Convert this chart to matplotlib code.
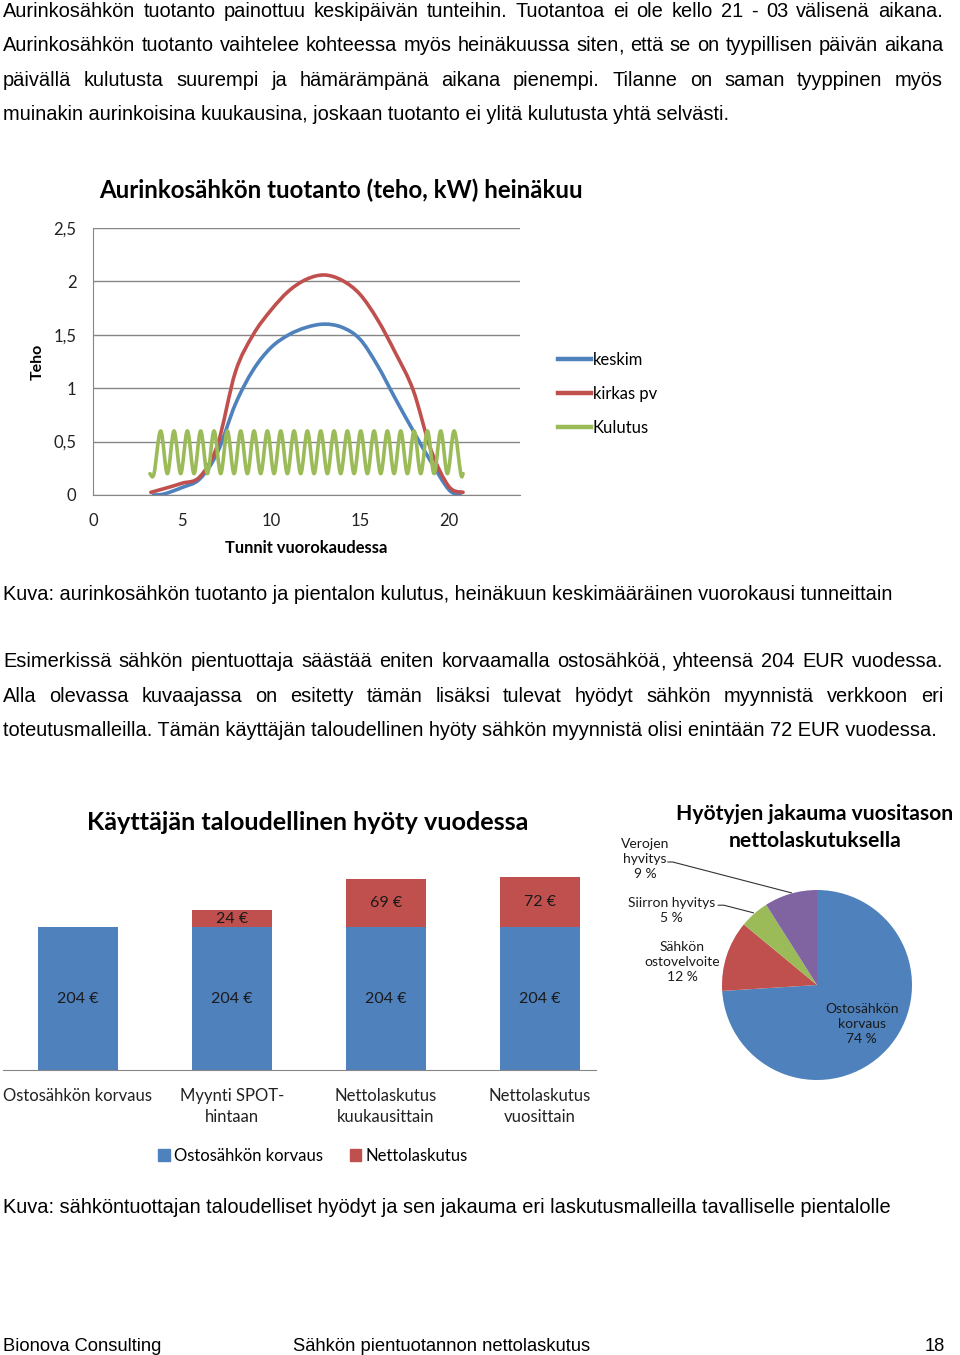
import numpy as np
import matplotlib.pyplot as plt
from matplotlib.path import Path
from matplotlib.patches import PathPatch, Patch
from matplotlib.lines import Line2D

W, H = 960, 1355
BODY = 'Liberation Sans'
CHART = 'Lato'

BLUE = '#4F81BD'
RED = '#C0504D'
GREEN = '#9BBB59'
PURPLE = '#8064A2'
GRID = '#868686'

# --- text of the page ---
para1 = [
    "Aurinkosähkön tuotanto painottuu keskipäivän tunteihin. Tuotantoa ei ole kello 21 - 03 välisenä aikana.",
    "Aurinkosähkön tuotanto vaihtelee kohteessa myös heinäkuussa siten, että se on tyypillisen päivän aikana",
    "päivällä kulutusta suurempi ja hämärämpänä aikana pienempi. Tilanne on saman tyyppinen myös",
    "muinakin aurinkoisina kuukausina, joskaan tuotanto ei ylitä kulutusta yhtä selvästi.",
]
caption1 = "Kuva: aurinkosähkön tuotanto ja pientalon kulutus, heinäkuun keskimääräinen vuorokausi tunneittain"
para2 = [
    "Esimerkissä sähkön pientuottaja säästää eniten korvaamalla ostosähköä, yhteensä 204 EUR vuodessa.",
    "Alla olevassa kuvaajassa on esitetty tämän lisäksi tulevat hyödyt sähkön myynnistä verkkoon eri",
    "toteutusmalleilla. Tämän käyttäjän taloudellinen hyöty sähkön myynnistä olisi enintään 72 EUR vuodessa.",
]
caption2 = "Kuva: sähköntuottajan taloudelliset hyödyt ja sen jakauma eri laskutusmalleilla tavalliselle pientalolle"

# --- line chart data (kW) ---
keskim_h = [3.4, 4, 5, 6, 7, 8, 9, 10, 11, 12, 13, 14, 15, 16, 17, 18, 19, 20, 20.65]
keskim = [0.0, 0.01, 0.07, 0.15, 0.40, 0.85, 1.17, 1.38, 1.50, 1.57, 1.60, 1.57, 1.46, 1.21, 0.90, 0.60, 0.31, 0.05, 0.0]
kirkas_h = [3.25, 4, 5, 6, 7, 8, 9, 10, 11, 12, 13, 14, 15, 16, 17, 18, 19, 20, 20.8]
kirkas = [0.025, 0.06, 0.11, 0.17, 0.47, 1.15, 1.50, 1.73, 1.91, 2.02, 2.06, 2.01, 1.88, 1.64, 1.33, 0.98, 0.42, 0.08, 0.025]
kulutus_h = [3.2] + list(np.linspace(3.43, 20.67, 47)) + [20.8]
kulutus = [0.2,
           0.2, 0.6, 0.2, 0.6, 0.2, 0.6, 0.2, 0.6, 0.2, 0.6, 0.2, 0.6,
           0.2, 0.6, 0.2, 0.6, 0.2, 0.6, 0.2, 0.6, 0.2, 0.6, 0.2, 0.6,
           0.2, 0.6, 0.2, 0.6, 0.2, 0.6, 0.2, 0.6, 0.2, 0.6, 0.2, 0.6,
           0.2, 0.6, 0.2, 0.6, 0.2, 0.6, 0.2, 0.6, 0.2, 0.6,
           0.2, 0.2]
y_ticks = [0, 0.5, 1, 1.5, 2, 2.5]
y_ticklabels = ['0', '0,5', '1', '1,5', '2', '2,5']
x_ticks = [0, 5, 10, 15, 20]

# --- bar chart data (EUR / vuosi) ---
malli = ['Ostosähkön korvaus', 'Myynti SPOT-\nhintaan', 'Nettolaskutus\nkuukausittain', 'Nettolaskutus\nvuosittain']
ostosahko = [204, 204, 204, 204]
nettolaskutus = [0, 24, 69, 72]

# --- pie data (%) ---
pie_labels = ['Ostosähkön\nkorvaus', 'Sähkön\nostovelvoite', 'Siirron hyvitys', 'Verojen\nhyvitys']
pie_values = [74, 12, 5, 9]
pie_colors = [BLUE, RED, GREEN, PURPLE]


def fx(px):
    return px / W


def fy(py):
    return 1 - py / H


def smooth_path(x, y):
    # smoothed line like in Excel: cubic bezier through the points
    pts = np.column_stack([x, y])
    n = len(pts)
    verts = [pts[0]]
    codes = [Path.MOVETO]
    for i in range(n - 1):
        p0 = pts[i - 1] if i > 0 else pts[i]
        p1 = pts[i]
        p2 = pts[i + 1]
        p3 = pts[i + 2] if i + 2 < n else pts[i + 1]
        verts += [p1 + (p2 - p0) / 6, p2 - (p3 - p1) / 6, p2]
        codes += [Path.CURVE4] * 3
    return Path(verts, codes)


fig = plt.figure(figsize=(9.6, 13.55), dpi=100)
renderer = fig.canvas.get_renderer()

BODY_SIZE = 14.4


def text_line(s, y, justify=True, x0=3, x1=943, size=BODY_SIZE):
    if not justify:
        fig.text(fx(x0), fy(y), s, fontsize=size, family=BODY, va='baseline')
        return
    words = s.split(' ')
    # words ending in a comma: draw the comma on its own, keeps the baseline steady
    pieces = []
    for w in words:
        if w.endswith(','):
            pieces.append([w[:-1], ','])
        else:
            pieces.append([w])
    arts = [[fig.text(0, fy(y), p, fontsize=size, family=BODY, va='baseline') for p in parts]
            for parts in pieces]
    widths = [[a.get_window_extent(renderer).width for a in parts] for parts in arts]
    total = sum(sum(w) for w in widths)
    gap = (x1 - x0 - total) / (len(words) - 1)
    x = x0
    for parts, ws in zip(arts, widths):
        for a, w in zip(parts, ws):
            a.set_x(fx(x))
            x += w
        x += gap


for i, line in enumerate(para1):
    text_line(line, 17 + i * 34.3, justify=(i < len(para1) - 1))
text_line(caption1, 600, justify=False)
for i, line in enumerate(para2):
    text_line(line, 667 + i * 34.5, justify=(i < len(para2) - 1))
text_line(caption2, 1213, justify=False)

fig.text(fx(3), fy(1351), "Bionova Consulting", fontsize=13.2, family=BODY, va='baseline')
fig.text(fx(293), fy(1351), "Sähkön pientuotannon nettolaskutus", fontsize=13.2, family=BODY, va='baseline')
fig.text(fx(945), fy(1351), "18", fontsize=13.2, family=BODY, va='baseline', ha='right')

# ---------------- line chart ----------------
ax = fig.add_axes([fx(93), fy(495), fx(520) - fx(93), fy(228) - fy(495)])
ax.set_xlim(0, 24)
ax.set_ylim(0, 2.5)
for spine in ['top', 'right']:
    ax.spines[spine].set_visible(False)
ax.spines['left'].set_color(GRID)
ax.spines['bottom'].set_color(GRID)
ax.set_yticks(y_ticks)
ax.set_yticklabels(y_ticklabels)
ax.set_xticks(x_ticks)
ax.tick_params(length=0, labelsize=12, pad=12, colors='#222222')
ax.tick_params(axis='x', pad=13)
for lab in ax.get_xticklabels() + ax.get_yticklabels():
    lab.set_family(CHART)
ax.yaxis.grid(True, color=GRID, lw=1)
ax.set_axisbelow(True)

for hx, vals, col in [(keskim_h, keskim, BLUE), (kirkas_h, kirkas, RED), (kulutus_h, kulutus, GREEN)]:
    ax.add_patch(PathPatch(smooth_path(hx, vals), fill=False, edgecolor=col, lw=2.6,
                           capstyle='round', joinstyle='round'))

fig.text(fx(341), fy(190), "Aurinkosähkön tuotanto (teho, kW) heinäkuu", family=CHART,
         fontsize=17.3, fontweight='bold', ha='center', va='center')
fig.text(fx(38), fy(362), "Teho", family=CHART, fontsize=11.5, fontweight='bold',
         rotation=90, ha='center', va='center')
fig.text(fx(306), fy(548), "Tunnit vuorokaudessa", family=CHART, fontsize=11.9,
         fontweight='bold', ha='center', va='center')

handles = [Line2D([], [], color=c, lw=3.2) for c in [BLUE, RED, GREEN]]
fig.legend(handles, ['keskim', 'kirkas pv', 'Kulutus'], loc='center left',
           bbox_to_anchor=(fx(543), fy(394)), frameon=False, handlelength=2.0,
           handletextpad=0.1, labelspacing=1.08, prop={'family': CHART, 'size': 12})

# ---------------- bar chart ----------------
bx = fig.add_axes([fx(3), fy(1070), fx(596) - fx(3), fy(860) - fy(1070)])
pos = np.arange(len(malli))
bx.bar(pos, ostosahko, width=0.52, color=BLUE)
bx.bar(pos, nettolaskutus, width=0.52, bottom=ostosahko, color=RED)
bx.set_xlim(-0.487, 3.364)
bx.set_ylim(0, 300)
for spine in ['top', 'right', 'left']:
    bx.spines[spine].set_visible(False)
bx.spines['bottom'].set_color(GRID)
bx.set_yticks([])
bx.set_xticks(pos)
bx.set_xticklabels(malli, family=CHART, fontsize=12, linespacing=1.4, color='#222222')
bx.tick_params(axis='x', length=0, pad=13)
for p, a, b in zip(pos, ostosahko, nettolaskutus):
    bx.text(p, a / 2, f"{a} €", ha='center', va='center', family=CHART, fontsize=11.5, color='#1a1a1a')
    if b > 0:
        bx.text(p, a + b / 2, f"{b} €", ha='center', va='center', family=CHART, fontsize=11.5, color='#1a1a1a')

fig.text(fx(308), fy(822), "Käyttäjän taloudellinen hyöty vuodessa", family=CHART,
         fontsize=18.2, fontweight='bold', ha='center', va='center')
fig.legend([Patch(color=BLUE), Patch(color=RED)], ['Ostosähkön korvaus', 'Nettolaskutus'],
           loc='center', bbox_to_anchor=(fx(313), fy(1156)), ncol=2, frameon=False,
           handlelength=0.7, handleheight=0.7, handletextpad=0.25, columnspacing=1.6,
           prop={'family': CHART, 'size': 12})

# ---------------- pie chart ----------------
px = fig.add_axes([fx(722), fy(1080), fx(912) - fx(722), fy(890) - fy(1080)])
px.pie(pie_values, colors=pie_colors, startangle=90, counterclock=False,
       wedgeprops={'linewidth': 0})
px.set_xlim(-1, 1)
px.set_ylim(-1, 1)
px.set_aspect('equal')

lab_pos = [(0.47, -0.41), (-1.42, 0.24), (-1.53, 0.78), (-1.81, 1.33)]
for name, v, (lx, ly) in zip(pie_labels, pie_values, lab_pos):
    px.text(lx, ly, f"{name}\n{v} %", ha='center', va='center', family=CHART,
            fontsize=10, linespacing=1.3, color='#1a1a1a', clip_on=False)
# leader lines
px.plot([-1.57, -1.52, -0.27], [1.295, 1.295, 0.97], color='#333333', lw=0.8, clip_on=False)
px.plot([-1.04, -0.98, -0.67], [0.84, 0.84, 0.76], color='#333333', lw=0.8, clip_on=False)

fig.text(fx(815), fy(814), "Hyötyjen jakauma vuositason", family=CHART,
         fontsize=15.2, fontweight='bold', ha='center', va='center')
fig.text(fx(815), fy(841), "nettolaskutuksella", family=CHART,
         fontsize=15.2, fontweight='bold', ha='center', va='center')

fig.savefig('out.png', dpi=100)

▸ WHAT YOU WILL DO:
Repeat only what lies between the start of the data and the end of the line containing "GRID = '#868686'", exactly, with pictures left out.

▸ RESULT OF THIS EXERCISE:
Convert this chart to matplotlib code.
import numpy as np
import matplotlib.pyplot as plt
from matplotlib.path import Path
from matplotlib.patches import PathPatch, Patch
from matplotlib.lines import Line2D

W, H = 960, 1355
BODY = 'Liberation Sans'
CHART = 'Lato'

BLUE = '#4F81BD'
RED = '#C0504D'
GREEN = '#9BBB59'
PURPLE = '#8064A2'
GRID = '#868686'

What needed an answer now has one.